Push-ups. Do 10 each of these three variations: standard push-ups, diamond push-ups (with your hands touching to form a diamond), and wide-arm push-ups. The close and wide stances help target different areas of the arms and chest.
Lunge kicks. Get into traditional lunge position (your left knee bent at a 90-degree angle, your right knee bent behind you). Then quickly stand up and kick your right leg out straight in front of you. Do 2 sets of 20 lunge kicks on each side to build leg strength.

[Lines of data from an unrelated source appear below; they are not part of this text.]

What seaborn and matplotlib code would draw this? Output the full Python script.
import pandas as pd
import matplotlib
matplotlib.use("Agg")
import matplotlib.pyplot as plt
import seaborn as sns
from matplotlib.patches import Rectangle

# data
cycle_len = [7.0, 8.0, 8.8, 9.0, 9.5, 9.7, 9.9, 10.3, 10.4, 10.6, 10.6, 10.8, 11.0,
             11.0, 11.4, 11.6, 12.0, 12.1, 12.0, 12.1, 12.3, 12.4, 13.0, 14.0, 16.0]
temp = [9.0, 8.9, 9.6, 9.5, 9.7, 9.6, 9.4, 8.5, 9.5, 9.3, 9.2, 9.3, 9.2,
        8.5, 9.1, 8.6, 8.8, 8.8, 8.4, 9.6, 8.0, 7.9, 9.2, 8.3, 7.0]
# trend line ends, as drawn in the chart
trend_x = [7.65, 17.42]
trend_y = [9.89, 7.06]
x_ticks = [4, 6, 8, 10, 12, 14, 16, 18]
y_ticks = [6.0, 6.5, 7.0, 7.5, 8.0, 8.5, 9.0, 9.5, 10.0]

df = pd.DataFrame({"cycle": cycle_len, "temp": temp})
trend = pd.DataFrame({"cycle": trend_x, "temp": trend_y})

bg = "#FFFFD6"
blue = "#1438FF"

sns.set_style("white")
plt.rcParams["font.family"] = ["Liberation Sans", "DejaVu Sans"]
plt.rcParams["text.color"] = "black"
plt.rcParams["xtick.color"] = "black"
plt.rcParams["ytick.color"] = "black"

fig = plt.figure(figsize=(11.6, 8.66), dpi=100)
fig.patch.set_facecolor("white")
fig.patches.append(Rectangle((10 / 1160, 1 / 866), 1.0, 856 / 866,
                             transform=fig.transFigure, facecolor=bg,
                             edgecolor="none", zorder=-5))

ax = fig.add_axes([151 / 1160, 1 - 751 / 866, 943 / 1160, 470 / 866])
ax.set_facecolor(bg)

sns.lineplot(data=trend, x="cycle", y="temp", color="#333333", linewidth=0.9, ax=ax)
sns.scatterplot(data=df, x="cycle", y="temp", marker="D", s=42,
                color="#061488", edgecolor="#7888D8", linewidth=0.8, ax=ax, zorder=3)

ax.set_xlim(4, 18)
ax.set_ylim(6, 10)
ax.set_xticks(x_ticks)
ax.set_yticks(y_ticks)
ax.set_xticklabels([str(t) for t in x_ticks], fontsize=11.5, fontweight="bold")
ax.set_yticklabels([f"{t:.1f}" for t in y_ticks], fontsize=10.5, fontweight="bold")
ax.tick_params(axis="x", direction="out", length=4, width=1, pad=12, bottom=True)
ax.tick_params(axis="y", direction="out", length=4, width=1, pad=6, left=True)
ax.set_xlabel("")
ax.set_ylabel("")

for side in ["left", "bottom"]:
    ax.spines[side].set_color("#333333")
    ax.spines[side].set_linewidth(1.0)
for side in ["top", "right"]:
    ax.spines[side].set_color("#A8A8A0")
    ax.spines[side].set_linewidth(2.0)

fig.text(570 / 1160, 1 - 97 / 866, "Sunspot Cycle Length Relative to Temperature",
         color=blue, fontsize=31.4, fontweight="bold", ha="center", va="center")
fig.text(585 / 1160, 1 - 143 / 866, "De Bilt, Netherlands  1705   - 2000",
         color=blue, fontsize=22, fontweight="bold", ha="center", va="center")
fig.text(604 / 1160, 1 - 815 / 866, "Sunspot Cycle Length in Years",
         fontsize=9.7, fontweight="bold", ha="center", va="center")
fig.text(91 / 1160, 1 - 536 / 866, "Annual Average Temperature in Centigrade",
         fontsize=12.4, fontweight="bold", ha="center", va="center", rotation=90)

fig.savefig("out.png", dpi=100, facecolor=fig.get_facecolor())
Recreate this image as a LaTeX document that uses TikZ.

Planks. Hold yourself at the top of a push-up position for 1 minute, working up to 90 seconds. Repeat, this time supporting yourself with only your left arm, then again with only your right. (You can extend your non-working arm forward for balance.)
Cross-crunches. Lie on your back with your legs in tabletop (knees bent at 90 degrees), then twist up so your left elbow touches your right knee, then repeat on the other side. Do a total of 30.
Old-school sit-ups. Do 10 regular ones, 10 where you go halfway up, and 10 where you lower yourself halfway down. Finally, hold yourself halfway up for 10 seconds. “It should smell like barbecued abs because you’ve torched them so much,” Perry says.
So, did you survive? You might be ready to join Dauntless yourself.